Beliefs shape attitudes and behaviors. They influence buying.

Beliefs come in variety of flavors: convictions, dogma, popular beliefs, myths, doctrines, opinions, and articles of faith. Values are beliefs. Values are beliefs about right and wrong, and usually provide a direction for how to act.

Core beliefs exist in the conscious and subconscious. Culture, religion, upbringing, education, and region affect core beliefs. Core beliefs are like granite. They are solid.

They don’t change easily.

Good ad copywriters try to connect with prospects by empathizing about a belief. A copywriter wants the prospect to feel, “Hey… they are like me.” Or “Yes, that rings true.”

Find out what customers and prospects believe about your product category and its different brands. Focus group or depth interview qualitative marketing research can help spot beliefs.

Emotions

Emotions are conscious or subconscious feelings.

Anger, anxiety, benevolence, boredom, contempt, curiosity, disgust, disappointment, fear, greed, happiness, joy, love, remorse, sadness, surprise, and vanity are examples of emotions. And, there are more.

So why are emotions important?

People buy products and services that satisfy personal emotions. Every product or service delivers emotional benefits. Product features and functional benefits deliver emotional benefits.

People buy home theater systems because they want to watch movies with their kids or watch football with their friends. Being together is the emotion – love or acceptance. The home theater serves an emotional benefit.

Emotions are primary buying drivers in consumer and business purchases.

Politicians manipulate emotions to spur people to vote for them. Promises of prosperity and happiness, and fear of job loss and enemies, are emotional buttons.

Human emotions have not changed much over the past several thousand years. The inventory of human emotions is about the same for each generation.

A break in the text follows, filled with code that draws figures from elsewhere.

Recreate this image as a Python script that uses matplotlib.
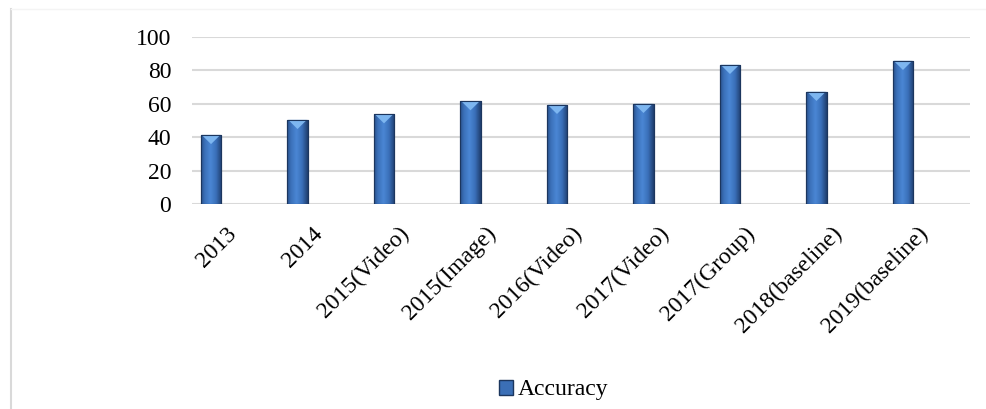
import matplotlib.pyplot as plt
import matplotlib.transforms as mtransforms
import numpy as np
from matplotlib.patches import Polygon, Patch
from matplotlib.lines import Line2D
from matplotlib.colors import LinearSegmentedColormap

categories = ['2013', '2014', '2015(Video)', '2015(Image)', '2016(Video)',
              '2017(Video)', '2017(Group)', '2018(baseline)', '2019(baseline)']
accuracy = [41.3, 50.3, 53.7, 61.5, 59.3, 59.9, 83.2, 67.1, 85.6]
y_ticks = [0, 20, 40, 60, 80, 100]

plt.rcParams['font.family'] = ['Liberation Serif', 'DejaVu Serif']

fig = plt.figure(figsize=(9.86, 4.09), dpi=100)
ax = fig.add_axes([192 / 986, 1 - 204 / 409, (970 - 192) / 986, (204 - 36.7) / 409])

x = np.arange(len(categories))
bars = ax.bar(x, accuracy, width=0.235, color='#3b6fb6', edgecolor='#1c365e',
              linewidth=0.8, zorder=3)

# horizontal gradient inside each bar + light triangle on top
grad = np.linspace(0, 1, 64)
grad = 1 - np.abs(grad - 0.45) * 1.6
grad = np.clip(grad, 0, 1)[None, :]
cmap = LinearSegmentedColormap.from_list('barblue', ['#1f3e6e', '#3a6fb8', '#4a86d4'])
for b in bars:
    x0, w, h = b.get_x(), b.get_width(), b.get_height()
    im = ax.imshow(grad, extent=[x0, x0 + w, 0, h], aspect='auto', cmap=cmap,
                   zorder=3.5, interpolation='bicubic')
    im.set_clip_path(b)
    tri = Polygon([[x0 + 0.01, h], [x0 + w - 0.01, h], [x0 + w / 2, h - 5.5]],
                  closed=True, facecolor='#7db6f0', edgecolor='none', zorder=4)
    ax.add_patch(tri)
    ax.add_patch(plt.Rectangle((x0, 0), w, h, fill=False, edgecolor='#1c365e',
                               linewidth=0.8, zorder=4.5))

ax.set_xlim(-0.22, len(categories) - 0.225)
ax.set_ylim(0, 100)
ax.set_yticks(y_ticks)
ax.set_xticks(x)
ax.set_xticklabels(categories, rotation=45, ha='right', va='center', rotation_mode='anchor')
ax.tick_params(axis='both', length=0, labelsize=17, colors='black')
ax.tick_params(axis='x', pad=19)
ax.tick_params(axis='y', pad=15)
shift = mtransforms.ScaledTranslation(22 / 100, 0, fig.dpi_scale_trans)
for lbl in ax.get_xticklabels():
    lbl.set_transform(lbl.get_transform() + shift)
ax.grid(axis='y', color='#d9d9d9', linewidth=1.5, zorder=0)
for s in ax.spines.values():
    s.set_visible(False)

# outer chart frame (left edge)
fig.add_artist(Line2D([11 / 986, 11 / 986], [0, 1 - 9 / 409], color='#d9d9d9', linewidth=1.5))
fig.add_artist(Line2D([11 / 986, 1], [1 - 9 / 409, 1 - 9 / 409], color='#f4f4f4', linewidth=1))

handle = Patch(facecolor='#3b6fb6', edgecolor='#1c365e')
fig.legend([handle], ['Accuracy'], loc='center', bbox_to_anchor=(554 / 986, 1 - 390 / 409),
           frameon=False, fontsize=17, handlelength=0.6, handleheight=0.6, handletextpad=0.2)

plt.savefig('out.png', dpi=100)
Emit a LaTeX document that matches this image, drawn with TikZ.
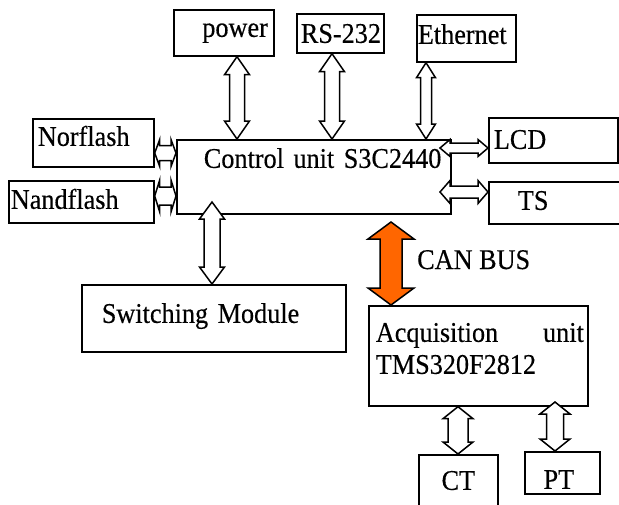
\documentclass[tikz,border=0pt]{standalone}
\usepackage{fontspec}
\setmainfont{Liberation Serif}[FakeStretch=0.92, FakeBold=0.4]
\usepackage{xcolor}
\usetikzlibrary{calc, positioning}
\definecolor{canorange}{HTML}{FF6600}

% hollow double arrow: [fill]{from}{to}{half shaft}{half head}{head length}
\newcommand{\dblarrow}[6][white]{%
  \draw[arr, fill=#1] (#2)
    -- ($(#2)!#6pt!(#3)!#5pt!90:(#3)$) -- ($(#2)!#6pt!(#3)!#4pt!90:(#3)$)
    -- ($(#3)!#6pt!(#2)!#4pt!-90:(#2)$) -- ($(#3)!#6pt!(#2)!#5pt!-90:(#2)$)
    -- (#3)
    -- ($(#3)!#6pt!(#2)!#5pt!90:(#2)$) -- ($(#3)!#6pt!(#2)!#4pt!90:(#2)$)
    -- ($(#2)!#6pt!(#3)!#4pt!-90:(#3)$) -- ($(#2)!#6pt!(#3)!#5pt!-90:(#3)$)
    -- cycle;}

\begin{document}
\begin{tikzpicture}[x=1pt, y=-1pt,
    blk/.style={draw, line width=1.7pt, inner sep=0pt, anchor=north west, align=left,
      font=\fontsize{28.5}{32}\selectfont},
    arr/.style={draw, line width=1.5pt, line join=miter}]
    \useasboundingbox (0,0) rectangle (619,504);
    % Khối trên
    \node[blk, align=right, text width=100pt, text height=27pt, text depth=19pt] (power) at (173,9) {power\kern6pt};
    \node[blk, text width=87pt, text height=29pt, text depth=10pt] (rs) at (296,13) {\kern4pt RS-232};
    \node[blk, text width=99pt, text height=29pt, text depth=18pt] (eth) at (416,14) {\kern1pt Ethernet};
    % Khối trái và phải
    \node[blk, text width=121pt, text height=27pt, text depth=21pt] (nor) at (32,118) {\kern5pt Norflash};
    \node[blk, text width=145pt, text height=28pt, text depth=14pt] (nand) at (8,180) {\kern2pt Nandflash};
    \node[blk, text width=274pt, text height=28pt, text depth=46pt] (ctrl) at (176,139) {\kern27pt Control unit S3C2440};
    \node[blk, text width=129pt, text height=31pt, text depth=14pt] (lcd) at (488,117) {\kern5pt LCD};
    \node[blk, text width=131pt, text height=28pt, text depth=14pt] (ts) at (488,181) {\kern29pt TS};
    % Khối dưới
    \node[blk, text width=264pt, text height=38pt, text depth=29pt] (sw) at (81,284) {\kern20pt Switching Module};
    \node[blk, text width=219pt, text height=36pt, text depth=64pt] (acq) at (368,305)
        {\hspace*{7pt}\makebox[208pt][l]{Acquisition\hfill unit}\\\hspace*{7pt}TMS320F2812};
    \node[blk, align=center, text width=79pt, text height=35pt, text depth=25pt] (ct) at (418,454) {CT};
    \node[blk, align=center, text width=75pt, text height=37pt, text depth=5pt] (pt) at (524,451) {PT\kern7pt};
    \node[font=\fontsize{28.5}{32}\selectfont, anchor=base west, inner sep=0pt] (can) at (417,269) {CAN BUS};

    % Điểm đầu mũi tên
    \coordinate (pwA) at (237,0 |- power.south);  \coordinate (pwB) at (237,0 |- ctrl.north);
    \coordinate (rsA) at (332,0 |- rs.south);     \coordinate (rsB) at (332,0 |- ctrl.north);
    \coordinate (ethA) at (426,0 |- eth.south);   \coordinate (ethB) at (426,0 |- ctrl.north);
    \coordinate (norA) at (nor.east |- 0,153);    \coordinate (norB) at (ctrl.west |- 0,153);
    \coordinate (nandA) at (nand.east |- 0,196);  \coordinate (nandB) at (ctrl.west |- 0,196);
    \coordinate (lcdA) at (440,148);              \coordinate (lcdB) at (lcd.west |- 0,148);
    \coordinate (tsA) at (440,192);               \coordinate (tsB) at (ts.west |- 0,192);
    \coordinate (swA) at (212,202);               \coordinate (swB) at (212,0 |- sw.north);
    \coordinate (canA) at (391,222);              \coordinate (canB) at (391,0 |- acq.north);
    \coordinate (ctA) at (458,0 |- acq.south);    \coordinate (ctB) at (458,0 |- ct.north);
    \coordinate (ptA) at (555,402);               \coordinate (ptB) at (555,0 |- pt.north);

    % Mũi tên hai chiều
    \dblarrow{pwA}{pwB}{7.5}{12.5}{18}
    \dblarrow{rsA}{rsB}{7.5}{12.5}{18}
    \dblarrow{ethA}{ethB}{5.5}{9.5}{15}
    \dblarrow{norA}{norB}{7.5}{13.5}{5}
    \dblarrow{nandA}{nandB}{9}{16}{5}
    \dblarrow{lcdA}{lcdB}{5}{8.5}{10}
    \dblarrow{tsA}{tsB}{6}{11.5}{10}
    \dblarrow{swA}{swB}{8}{12.5}{17}
    \dblarrow[canorange]{canA}{canB}{11}{23}{17}
    \dblarrow{ctA}{ctB}{10}{15}{12}
    \dblarrow{ptA}{ptB}{8.5}{15}{12}
\end{tikzpicture}
\end{document}
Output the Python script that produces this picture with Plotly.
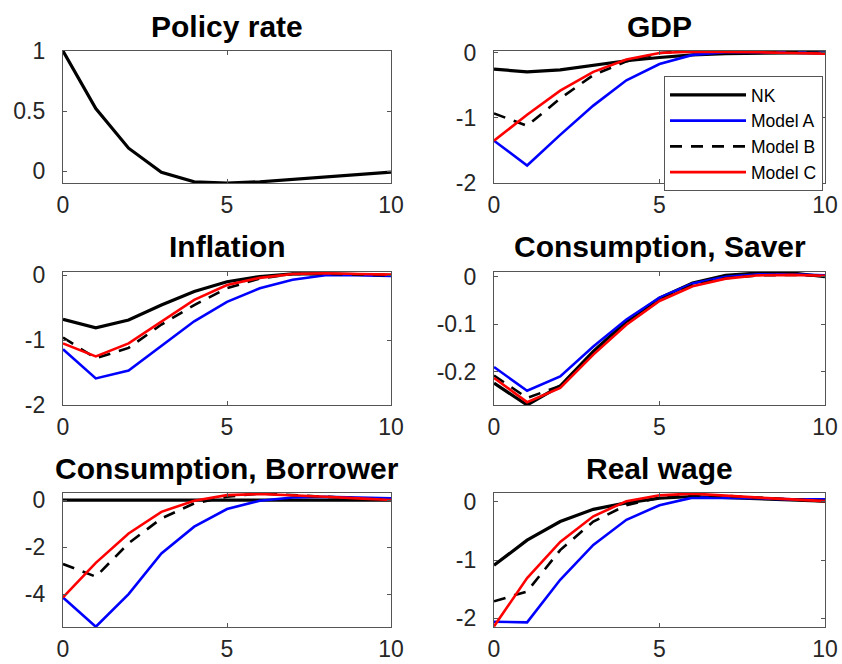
import plotly.graph_objects as go
from plotly.subplots import make_subplots

# Impulse responses to a monetary policy shock, quarters 0..10
quarters = list(range(11))

policy_rate = [1.0, 0.52, 0.19, -0.01, -0.09, -0.10, -0.09, -0.07, -0.05, -0.03, -0.01]

gdp_nk = [-0.25, -0.29, -0.26, -0.19, -0.12, -0.07, -0.03, -0.01, 0.0, 0.0, 0.0]
gdp_a = [-1.35, -1.73, -1.26, -0.81, -0.42, -0.17, -0.03, 0.01, 0.01, 0.01, 0.0]
gdp_b = [-0.93, -1.12, -0.70, -0.34, -0.13, 0.0, 0.03, 0.03, 0.02, 0.01, 0.0]
gdp_c = [-1.35, -0.95, -0.58, -0.29, -0.10, 0.0, 0.02, 0.02, 0.01, 0.0, -0.01]

infl_nk = [-0.68, -0.81, -0.69, -0.46, -0.25, -0.10, -0.02, 0.02, 0.02, 0.01, 0.0]
infl_a = [-1.14, -1.59, -1.47, -1.09, -0.71, -0.41, -0.20, -0.07, 0.0, 0.0, -0.01]
infl_b = [-0.96, -1.28, -1.12, -0.76, -0.46, -0.20, -0.05, 0.02, 0.02, 0.01, 0.0]
infl_c = [-1.05, -1.25, -1.05, -0.71, -0.38, -0.15, -0.04, 0.02, 0.03, 0.02, 0.01]

csav_nk = [-0.224, -0.270, -0.230, -0.157, -0.094, -0.045, -0.013, 0.003, 0.008, 0.008, 0.0]
csav_a = [-0.190, -0.240, -0.210, -0.147, -0.090, -0.044, -0.014, 0.0, 0.005, 0.005, 0.003]
csav_b = [-0.208, -0.255, -0.230, -0.160, -0.098, -0.049, -0.018, -0.003, 0.003, 0.004, 0.002]
csav_c = [-0.213, -0.264, -0.234, -0.164, -0.101, -0.051, -0.020, -0.004, 0.003, 0.004, 0.002]

cbor_nk = [0.0] * 11
cbor_a = [-4.14, -5.39, -4.00, -2.27, -1.13, -0.38, -0.03, 0.11, 0.14, 0.10, 0.07]
cbor_b = [-2.72, -3.26, -1.84, -0.78, -0.14, 0.14, 0.28, 0.21, 0.12, 0.05, 0.0]
cbor_c = [-4.14, -2.67, -1.42, -0.50, -0.03, 0.21, 0.26, 0.21, 0.14, 0.07, 0.0]

wage_nk = [-1.09, -0.66, -0.34, -0.13, -0.02, 0.06, 0.09, 0.07, 0.05, 0.03, 0.01]
wage_a = [-2.06, -2.07, -1.34, -0.74, -0.31, -0.06, 0.07, 0.07, 0.06, 0.04, 0.04]
wage_b = [-1.71, -1.54, -0.83, -0.34, -0.06, 0.07, 0.11, 0.10, 0.07, 0.04, 0.01]
wage_c = [-2.14, -1.31, -0.69, -0.25, 0.01, 0.11, 0.14, 0.10, 0.07, 0.04, 0.01]

titles = ["Policy rate", "GDP", "Inflation", "Consumption, Saver",
          "Consumption, Borrower", "Real wage"]
model_names = ["NK", "Model A", "Model B", "Model C"]
y_ranges = [[-0.1, 1.0], [-2.0, 0.03], [-2.0, 0.05], [-0.27, 0.01],
            [-5.4, 0.3], [-2.15, 0.15]]
y_ticks = [[0, 0.5, 1], [-2, -1, 0], [-2, -1, 0], [-0.2, -0.1, 0],
           [-4, -2, 0], [-2, -1, 0]]
y_ticktext = [["0", "0.5", "1"], ["-2", "-1", "0"], ["-2", "-1", "0"],
              ["-0.2", "-0.1", "0"], ["-4", "-2", "0"], ["-2", "-1", "0"]]
x_ticks = [0, 5, 10]

panels = [
    [policy_rate],
    [gdp_nk, gdp_a, gdp_b, gdp_c],
    [infl_nk, infl_a, infl_b, infl_c],
    [csav_nk, csav_a, csav_b, csav_c],
    [cbor_nk, cbor_a, cbor_b, cbor_c],
    [wage_nk, wage_a, wage_b, wage_c],
]

styles = [
    dict(color="#000000", width=3.2, dash="solid"),
    dict(color="#0000FF", width=2.6, dash="solid"),
    dict(color="#000000", width=2.6, dash="12px,9px"),
    dict(color="#FF0000", width=2.6, dash="solid"),
]

W, H = 842, 664
col_px = [(63, 391), (494, 825)]
row_px = [(51, 183), (272, 405), (493, 627)]
title_y_px = [26, 247, 468]

fig = make_subplots(rows=3, cols=2)

for i, series in enumerate(panels):
    r, c = i // 2 + 1, i % 2 + 1
    for j, vals in enumerate(series):
        fig.add_trace(
            go.Scatter(
                x=quarters, y=vals, mode="lines",
                line=styles[j],
                name=model_names[j],
                showlegend=(i == 1),
            ),
            row=r, col=c,
        )

font_family = "Liberation Sans, Arial, Helvetica, sans-serif"
axis_common = dict(
    showgrid=False, zeroline=False, showline=True, mirror="ticks",
    linecolor="#555555", linewidth=1.2,
    ticks="inside", ticklen=4, tickcolor="#555555", tickwidth=1,
    tickfont=dict(family=font_family, size=23, color="#262626"),
    automargin=False,
)

for i in range(6):
    r, c = i // 2, i % 2
    x0, x1 = col_px[c]
    top, bot = row_px[r]
    idx = "" if i == 0 else str(i + 1)
    fig.layout["xaxis" + idx].update(
        domain=[x0 / W, x1 / W], range=[0, 10],
        tickvals=x_ticks, ticklabelstandoff=1, **axis_common,
    )
    fig.layout["yaxis" + idx].update(
        domain=[1 - bot / H, 1 - top / H], range=y_ranges[i],
        tickvals=y_ticks[i], ticktext=y_ticktext[i],
        ticklabelstandoff=12, **axis_common,
    )
    fig.add_annotation(
        text="<b>" + titles[i] + "</b>", xref="paper", yref="paper",
        x=(x0 + x1) / 2 / W, y=1 - title_y_px[r] / H,
        xanchor="center", yanchor="middle", showarrow=False,
        font=dict(family=font_family, size=30, color="#000000"),
    )

fig.update_layout(
    width=W, height=H,
    margin=dict(l=0, r=0, t=0, b=0, autoexpand=False),
    paper_bgcolor="white", plot_bgcolor="white",
    legend=dict(
        x=823 / W, y=1 - 76 / H, xanchor="right", yanchor="top",
        bgcolor="white", bordercolor="#555555", borderwidth=1,
        font=dict(family=font_family, size=17.5, color="#000000"),
        itemwidth=76, tracegroupgap=0,
    ),
)

fig.write_html("out.html")
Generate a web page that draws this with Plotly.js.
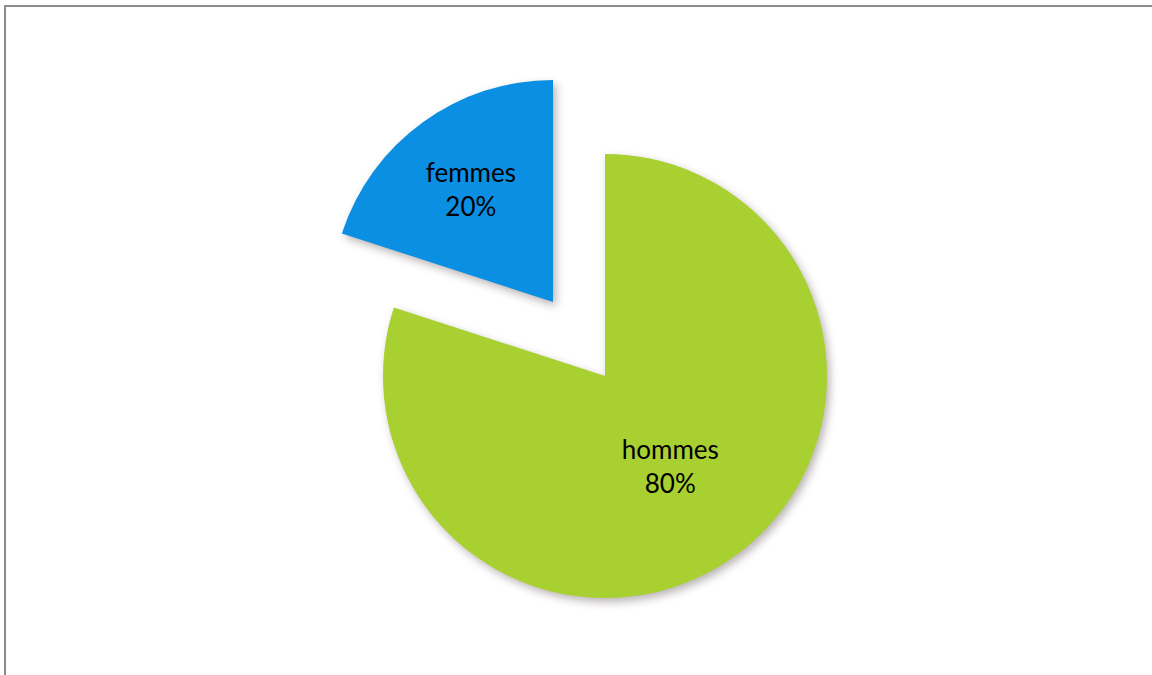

If you read the ancient classics you will find the same emotions in the stories of thousands of years ago that you see today.

Your job is to find emotions that stir your customers into action – buying action. Emotions stimulate action. Good copywriters know how to appeal to emotions. They use qualitative marketing research to spot emotions and feelings that cause action.

Understand your customers and prospects’ emotions about your product or service. Use emotional benefits as part of your sales pitch or advertising strategy, with features and functional benefits.

Emotions help sell products and services. They get attention and interest.

Conclusion

Qualitative marketing research can help you identify behaviors, attitudes, perceptions, opinions, beliefs, and emotions.

They are the keys to understanding your customers and prospects.